Analysts say ECB's stimulus that's maintained the benchmark interest rate at a record low of zero percent has outlived its usefulness. Quantitative easing should be replaced by debt monetization, which is more expansionary. Europe's big central banks, however, are still huge fans of quantitative easing -- which greatly benefits eurozone governments -- and have been since the Great Recession of 2008.

In its latest note to investors, HSBC claims the eurozone might now be at a "turning point" for economic activity due to disappointing growth in 2019.

"Investment has held up in the euro zone, albeit with France taking the baton from Germany but a sluggish global environment and easing capacity constraints point to possible weakness ahead," said HSBC Senior European Economist Fabio Balboni.

Balboni pointed out the continuing economic weakness is further evidence that it "does not take much to knock the euro zone into contraction." He noted that with the multitude of downside risks and with loose central bank monetary policy devoid of any utility, any unpleasant surprise might have a profound effect on any recovery in growth.
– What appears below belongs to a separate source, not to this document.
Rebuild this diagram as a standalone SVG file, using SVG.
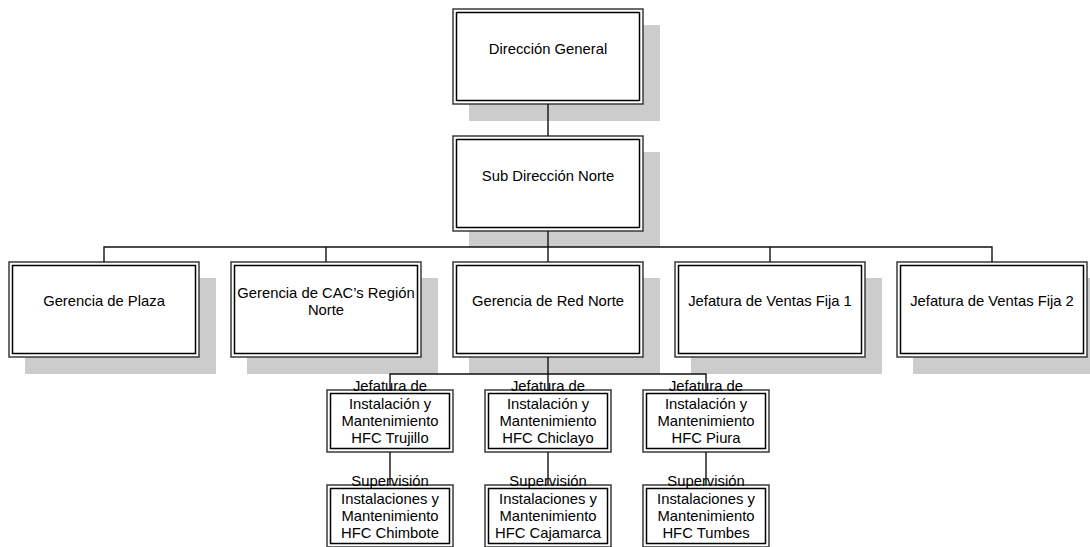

HSBC noted the persistent weakness of German manufacturing (largely due to a dearth of investments) remains a growth killer. Germany's industrial production figures for Q4 stood at -3.5% against market expectations of +0.1%. The stalwart services sector is now showing uncomfortable signs of weakening.

The ECB's latest lending survey indicates a fall in demand for loans, especially loans those intended for investment purposes. Balboni said loan growth to business firms seems to have peaked, even in Germany and France.

"While the manufacturing sector is showing signs of bottoming out, a V-shaped recovery seems unlikely and there are still significant risks, from U.S. tariffs to possible trade disruptions following Brexit," said HSBC.